▶ Set task
Check every line of the material below for the string "inline", and return the ones that have it.

▶ Records supplied
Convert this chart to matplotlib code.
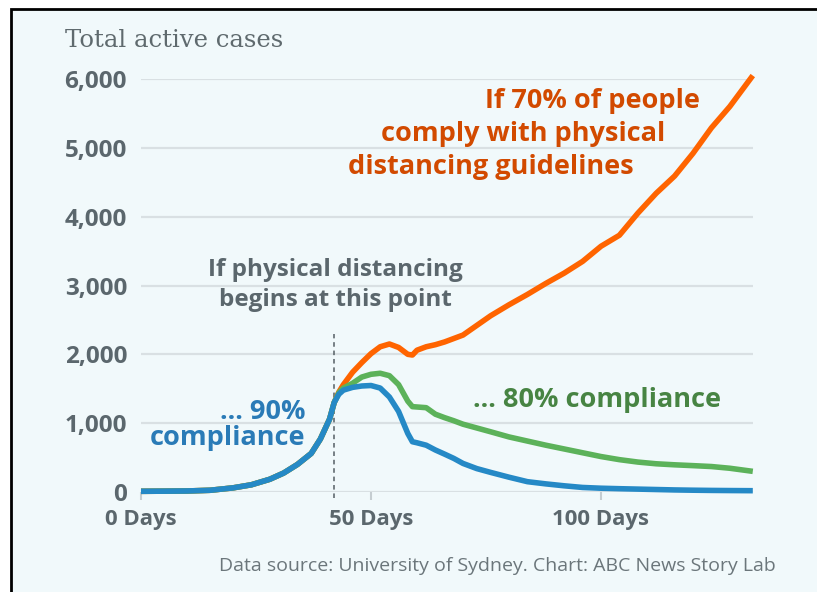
* * *
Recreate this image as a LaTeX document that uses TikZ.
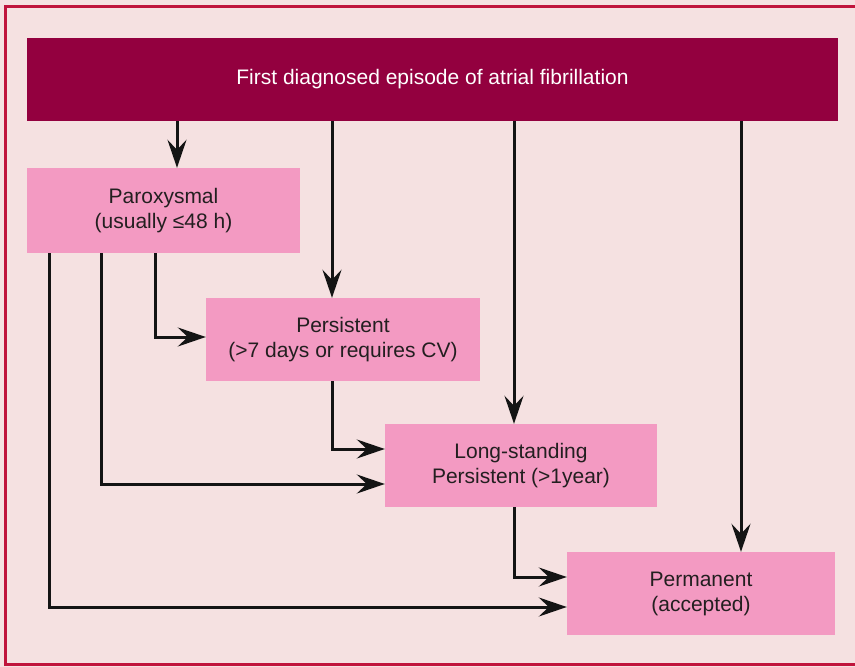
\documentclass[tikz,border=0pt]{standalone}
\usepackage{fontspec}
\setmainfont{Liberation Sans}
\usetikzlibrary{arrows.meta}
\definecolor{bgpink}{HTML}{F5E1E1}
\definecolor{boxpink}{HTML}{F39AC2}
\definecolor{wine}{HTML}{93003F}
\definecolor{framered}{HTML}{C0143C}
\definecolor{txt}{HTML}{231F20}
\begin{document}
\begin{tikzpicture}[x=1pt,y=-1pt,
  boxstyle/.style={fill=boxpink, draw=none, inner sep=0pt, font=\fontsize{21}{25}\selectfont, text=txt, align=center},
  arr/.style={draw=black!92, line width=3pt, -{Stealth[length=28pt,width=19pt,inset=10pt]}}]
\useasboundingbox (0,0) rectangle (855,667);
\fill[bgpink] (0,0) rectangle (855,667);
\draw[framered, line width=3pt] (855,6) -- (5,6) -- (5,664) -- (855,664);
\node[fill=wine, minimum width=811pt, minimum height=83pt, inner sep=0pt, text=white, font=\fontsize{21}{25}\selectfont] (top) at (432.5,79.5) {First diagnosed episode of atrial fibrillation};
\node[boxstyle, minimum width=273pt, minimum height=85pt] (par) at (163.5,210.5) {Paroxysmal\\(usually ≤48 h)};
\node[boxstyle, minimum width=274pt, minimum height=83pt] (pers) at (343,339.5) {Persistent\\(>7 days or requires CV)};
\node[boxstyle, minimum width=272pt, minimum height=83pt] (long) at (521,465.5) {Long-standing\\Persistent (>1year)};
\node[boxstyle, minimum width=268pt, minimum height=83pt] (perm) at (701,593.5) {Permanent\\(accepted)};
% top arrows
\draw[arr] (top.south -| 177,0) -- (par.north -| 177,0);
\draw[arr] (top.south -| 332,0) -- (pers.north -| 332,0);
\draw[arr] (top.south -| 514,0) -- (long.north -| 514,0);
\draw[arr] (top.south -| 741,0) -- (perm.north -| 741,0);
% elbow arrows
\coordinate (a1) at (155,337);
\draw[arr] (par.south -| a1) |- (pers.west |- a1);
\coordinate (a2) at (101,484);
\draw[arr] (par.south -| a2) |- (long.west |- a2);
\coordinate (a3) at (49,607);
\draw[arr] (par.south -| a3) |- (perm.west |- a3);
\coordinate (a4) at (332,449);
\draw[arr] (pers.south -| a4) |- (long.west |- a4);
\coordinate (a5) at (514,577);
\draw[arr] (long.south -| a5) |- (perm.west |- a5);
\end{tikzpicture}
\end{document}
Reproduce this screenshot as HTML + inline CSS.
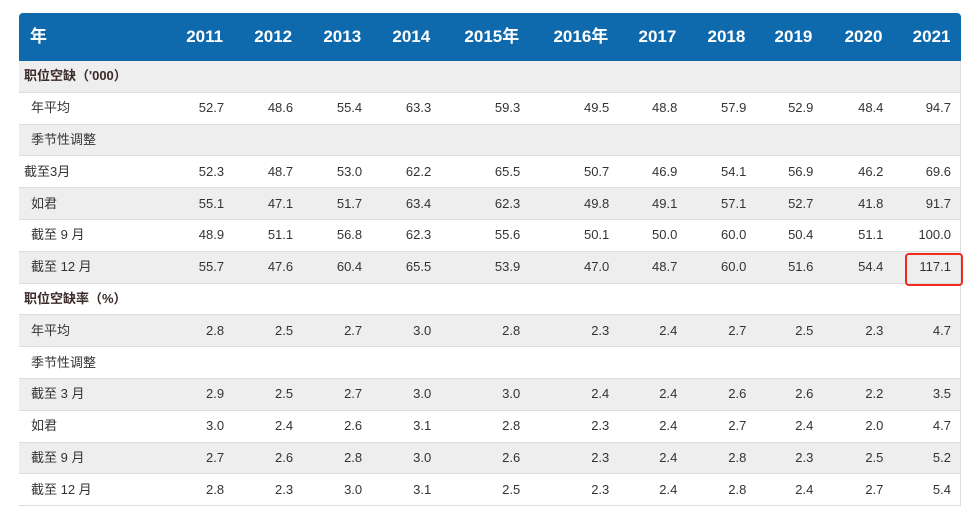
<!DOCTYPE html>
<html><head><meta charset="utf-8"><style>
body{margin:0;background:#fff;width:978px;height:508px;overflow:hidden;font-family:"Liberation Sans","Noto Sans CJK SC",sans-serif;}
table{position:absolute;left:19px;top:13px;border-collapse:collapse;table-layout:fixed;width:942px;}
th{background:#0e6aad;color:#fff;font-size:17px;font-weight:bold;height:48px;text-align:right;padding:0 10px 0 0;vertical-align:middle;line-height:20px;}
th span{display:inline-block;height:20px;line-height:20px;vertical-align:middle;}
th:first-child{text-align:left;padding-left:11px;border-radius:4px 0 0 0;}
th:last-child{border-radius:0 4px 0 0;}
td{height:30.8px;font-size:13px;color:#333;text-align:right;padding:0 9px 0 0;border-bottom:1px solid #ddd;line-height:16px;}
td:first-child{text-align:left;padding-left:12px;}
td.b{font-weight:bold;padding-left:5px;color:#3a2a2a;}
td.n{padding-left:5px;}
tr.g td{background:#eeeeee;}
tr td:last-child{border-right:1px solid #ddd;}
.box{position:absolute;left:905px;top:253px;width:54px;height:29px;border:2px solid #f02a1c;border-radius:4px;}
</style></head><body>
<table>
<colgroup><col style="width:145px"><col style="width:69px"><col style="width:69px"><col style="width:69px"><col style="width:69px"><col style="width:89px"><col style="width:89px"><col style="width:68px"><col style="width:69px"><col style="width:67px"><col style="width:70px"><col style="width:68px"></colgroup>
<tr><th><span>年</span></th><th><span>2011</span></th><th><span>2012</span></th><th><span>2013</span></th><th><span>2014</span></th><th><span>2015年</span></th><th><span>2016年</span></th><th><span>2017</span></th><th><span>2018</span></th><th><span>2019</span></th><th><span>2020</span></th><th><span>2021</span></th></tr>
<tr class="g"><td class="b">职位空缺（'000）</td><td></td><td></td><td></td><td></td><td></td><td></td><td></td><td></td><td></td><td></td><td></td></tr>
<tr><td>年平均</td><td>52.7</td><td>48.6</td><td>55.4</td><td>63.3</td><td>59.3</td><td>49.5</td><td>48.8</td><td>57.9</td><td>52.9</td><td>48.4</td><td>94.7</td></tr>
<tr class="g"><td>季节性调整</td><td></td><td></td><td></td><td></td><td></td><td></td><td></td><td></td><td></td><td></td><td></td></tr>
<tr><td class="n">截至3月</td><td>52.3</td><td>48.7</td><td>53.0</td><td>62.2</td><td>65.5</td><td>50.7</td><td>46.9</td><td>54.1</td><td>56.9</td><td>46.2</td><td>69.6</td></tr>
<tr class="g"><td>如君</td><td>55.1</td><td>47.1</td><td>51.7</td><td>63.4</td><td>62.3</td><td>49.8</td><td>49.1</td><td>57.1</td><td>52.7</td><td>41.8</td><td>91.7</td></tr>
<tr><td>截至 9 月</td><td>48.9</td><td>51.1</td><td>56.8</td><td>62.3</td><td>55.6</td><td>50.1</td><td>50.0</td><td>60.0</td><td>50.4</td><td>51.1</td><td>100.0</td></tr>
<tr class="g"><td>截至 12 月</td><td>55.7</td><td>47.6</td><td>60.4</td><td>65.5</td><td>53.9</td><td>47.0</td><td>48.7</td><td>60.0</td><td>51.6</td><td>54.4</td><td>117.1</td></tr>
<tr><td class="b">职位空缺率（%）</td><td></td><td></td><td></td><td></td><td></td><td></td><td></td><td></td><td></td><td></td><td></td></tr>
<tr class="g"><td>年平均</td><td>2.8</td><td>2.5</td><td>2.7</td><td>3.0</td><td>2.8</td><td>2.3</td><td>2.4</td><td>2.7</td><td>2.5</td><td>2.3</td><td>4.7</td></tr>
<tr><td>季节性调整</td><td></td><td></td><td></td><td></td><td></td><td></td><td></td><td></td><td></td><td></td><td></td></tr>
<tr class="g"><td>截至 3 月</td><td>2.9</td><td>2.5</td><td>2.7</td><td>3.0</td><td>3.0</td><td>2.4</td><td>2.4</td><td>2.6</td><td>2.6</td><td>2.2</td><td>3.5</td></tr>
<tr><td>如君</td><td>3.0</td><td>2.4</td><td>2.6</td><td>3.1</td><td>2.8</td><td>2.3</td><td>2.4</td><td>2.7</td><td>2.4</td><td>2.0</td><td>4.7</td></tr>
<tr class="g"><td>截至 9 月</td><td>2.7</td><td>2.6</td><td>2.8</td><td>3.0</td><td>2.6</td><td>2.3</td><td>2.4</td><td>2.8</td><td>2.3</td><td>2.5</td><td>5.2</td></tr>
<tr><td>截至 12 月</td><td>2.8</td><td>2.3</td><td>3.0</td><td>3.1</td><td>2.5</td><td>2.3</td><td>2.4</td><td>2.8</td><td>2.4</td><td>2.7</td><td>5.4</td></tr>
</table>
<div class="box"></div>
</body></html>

▶ Written answer
Reproduce this screenshot as HTML + inline CSS.
th span{display:inline-block;height:20px;line-height:20px;vertical-align:middle;}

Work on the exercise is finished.